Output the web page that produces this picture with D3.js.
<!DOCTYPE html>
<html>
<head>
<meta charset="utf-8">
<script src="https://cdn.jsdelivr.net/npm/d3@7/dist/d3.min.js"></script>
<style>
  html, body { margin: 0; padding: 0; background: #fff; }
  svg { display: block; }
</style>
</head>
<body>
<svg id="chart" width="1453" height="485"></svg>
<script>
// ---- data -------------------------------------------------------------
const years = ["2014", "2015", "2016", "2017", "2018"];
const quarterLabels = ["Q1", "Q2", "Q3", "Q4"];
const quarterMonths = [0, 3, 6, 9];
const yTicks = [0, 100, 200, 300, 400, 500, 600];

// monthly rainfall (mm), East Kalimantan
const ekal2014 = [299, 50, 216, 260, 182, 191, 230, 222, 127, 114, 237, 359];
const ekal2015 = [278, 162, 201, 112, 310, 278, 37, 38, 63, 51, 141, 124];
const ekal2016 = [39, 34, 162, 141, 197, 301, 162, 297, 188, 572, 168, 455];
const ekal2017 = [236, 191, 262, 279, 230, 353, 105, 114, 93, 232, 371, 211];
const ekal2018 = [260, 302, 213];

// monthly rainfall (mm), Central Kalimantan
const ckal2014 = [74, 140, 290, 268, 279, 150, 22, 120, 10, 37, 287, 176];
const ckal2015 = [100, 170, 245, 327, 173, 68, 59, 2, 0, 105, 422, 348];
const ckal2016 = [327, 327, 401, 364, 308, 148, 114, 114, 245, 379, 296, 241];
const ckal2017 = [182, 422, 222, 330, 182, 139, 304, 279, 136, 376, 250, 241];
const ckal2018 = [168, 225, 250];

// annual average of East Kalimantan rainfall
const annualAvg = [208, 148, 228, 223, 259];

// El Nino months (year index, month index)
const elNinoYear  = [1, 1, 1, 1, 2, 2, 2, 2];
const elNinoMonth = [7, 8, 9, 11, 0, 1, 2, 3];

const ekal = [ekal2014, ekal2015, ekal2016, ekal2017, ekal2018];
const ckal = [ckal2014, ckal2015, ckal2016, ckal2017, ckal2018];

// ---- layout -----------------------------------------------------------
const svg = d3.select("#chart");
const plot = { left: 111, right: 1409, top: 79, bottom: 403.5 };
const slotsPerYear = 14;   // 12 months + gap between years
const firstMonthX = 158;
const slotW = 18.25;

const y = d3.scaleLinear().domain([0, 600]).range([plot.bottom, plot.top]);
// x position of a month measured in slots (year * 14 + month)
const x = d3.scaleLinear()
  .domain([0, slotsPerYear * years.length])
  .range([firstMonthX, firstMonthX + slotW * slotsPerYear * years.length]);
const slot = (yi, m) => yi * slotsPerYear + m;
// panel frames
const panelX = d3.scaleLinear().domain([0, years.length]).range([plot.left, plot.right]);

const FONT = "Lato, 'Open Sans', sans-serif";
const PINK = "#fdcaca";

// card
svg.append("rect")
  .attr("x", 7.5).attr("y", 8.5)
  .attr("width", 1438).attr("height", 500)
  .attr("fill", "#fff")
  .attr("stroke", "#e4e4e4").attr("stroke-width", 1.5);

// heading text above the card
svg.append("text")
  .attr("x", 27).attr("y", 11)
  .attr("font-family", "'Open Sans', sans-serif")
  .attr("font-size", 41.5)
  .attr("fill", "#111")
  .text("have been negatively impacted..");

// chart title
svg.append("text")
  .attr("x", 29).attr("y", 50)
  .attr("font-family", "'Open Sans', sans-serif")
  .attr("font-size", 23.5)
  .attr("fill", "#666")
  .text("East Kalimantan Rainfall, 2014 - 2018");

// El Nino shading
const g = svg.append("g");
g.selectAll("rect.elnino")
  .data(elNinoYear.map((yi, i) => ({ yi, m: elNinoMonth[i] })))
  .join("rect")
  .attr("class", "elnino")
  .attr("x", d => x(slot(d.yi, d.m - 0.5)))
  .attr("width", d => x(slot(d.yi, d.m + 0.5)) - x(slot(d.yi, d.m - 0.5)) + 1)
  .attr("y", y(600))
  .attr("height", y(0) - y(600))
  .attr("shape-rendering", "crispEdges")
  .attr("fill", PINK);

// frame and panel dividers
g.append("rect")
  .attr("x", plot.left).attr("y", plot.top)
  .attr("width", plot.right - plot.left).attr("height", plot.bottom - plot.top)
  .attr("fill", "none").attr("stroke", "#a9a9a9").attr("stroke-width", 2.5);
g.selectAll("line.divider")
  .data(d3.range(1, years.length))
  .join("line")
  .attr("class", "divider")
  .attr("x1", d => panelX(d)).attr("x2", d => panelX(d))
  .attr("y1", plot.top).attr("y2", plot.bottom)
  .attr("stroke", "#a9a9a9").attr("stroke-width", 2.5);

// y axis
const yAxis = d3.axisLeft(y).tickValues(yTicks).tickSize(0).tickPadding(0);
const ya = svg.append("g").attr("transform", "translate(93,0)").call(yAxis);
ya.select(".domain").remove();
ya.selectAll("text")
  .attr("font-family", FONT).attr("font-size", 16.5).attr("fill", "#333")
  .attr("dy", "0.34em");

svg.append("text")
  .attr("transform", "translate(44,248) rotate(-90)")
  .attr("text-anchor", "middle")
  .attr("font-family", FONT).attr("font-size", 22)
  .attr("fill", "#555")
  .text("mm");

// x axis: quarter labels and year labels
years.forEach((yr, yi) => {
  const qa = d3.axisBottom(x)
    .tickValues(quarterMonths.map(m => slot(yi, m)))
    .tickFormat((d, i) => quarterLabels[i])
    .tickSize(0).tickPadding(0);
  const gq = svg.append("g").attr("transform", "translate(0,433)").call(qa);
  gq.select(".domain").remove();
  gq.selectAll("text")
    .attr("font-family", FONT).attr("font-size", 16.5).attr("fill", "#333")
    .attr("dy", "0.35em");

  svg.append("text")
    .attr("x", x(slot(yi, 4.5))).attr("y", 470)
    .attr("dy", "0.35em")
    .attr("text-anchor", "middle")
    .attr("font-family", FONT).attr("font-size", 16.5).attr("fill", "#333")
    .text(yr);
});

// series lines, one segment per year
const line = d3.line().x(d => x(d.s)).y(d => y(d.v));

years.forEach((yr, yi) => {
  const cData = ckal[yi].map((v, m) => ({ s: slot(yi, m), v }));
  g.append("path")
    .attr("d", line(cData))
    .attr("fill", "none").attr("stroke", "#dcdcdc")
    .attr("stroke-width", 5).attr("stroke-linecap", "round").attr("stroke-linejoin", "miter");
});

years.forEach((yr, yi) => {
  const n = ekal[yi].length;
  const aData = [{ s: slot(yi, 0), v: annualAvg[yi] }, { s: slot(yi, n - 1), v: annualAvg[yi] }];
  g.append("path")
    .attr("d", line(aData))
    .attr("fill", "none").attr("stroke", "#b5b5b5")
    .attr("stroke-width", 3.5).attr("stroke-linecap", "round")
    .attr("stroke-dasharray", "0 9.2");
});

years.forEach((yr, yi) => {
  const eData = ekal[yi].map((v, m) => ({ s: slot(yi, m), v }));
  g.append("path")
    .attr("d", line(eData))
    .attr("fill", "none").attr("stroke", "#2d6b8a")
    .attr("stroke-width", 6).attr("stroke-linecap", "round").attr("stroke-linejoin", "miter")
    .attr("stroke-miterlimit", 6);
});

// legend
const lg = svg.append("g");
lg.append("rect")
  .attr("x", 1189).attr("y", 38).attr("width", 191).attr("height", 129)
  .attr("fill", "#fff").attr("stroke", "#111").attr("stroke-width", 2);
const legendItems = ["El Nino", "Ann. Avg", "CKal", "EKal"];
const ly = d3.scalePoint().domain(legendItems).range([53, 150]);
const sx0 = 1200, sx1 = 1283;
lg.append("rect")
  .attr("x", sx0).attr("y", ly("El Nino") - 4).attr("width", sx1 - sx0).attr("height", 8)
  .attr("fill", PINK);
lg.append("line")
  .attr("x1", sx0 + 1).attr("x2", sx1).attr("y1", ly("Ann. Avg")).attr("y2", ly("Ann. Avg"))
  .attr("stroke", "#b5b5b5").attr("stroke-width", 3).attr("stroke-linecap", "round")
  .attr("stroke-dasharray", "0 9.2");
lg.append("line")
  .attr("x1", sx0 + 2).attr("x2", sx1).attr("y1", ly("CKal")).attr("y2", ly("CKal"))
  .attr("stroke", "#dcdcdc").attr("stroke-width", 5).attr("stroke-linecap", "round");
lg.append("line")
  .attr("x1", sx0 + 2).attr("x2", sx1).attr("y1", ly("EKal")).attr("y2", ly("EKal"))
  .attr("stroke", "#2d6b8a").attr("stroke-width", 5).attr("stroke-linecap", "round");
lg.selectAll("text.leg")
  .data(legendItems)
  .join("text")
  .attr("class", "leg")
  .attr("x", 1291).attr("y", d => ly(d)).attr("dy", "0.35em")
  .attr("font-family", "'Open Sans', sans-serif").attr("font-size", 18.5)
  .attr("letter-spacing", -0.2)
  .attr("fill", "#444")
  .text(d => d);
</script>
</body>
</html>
══════════════════════════════
## To be done:
Restate the listing exactly, starting at its first line and ending at the line where "const ckal = [ckal2014, ckal2015, ckal2016, ckal2017, ckal2018];" occurs; include both and no other lines.

## Task solution:
Output the web page that produces this picture with D3.js.
<!DOCTYPE html>
<html>
<head>
<meta charset="utf-8">
<script src="https://cdn.jsdelivr.net/npm/d3@7/dist/d3.min.js"></script>
<style>
  html, body { margin: 0; padding: 0; background: #fff; }
  svg { display: block; }
</style>
</head>
<body>
<svg id="chart" width="1453" height="485"></svg>
<script>
// ---- data -------------------------------------------------------------
const years = ["2014", "2015", "2016", "2017", "2018"];
const quarterLabels = ["Q1", "Q2", "Q3", "Q4"];
const quarterMonths = [0, 3, 6, 9];
const yTicks = [0, 100, 200, 300, 400, 500, 600];

// monthly rainfall (mm), East Kalimantan
const ekal2014 = [299, 50, 216, 260, 182, 191, 230, 222, 127, 114, 237, 359];
const ekal2015 = [278, 162, 201, 112, 310, 278, 37, 38, 63, 51, 141, 124];
const ekal2016 = [39, 34, 162, 141, 197, 301, 162, 297, 188, 572, 168, 455];
const ekal2017 = [236, 191, 262, 279, 230, 353, 105, 114, 93, 232, 371, 211];
const ekal2018 = [260, 302, 213];

// monthly rainfall (mm), Central Kalimantan
const ckal2014 = [74, 140, 290, 268, 279, 150, 22, 120, 10, 37, 287, 176];
const ckal2015 = [100, 170, 245, 327, 173, 68, 59, 2, 0, 105, 422, 348];
const ckal2016 = [327, 327, 401, 364, 308, 148, 114, 114, 245, 379, 296, 241];
const ckal2017 = [182, 422, 222, 330, 182, 139, 304, 279, 136, 376, 250, 241];
const ckal2018 = [168, 225, 250];

// annual average of East Kalimantan rainfall
const annualAvg = [208, 148, 228, 223, 259];

// El Nino months (year index, month index)
const elNinoYear  = [1, 1, 1, 1, 2, 2, 2, 2];
const elNinoMonth = [7, 8, 9, 11, 0, 1, 2, 3];

const ekal = [ekal2014, ekal2015, ekal2016, ekal2017, ekal2018];
const ckal = [ckal2014, ckal2015, ckal2016, ckal2017, ckal2018];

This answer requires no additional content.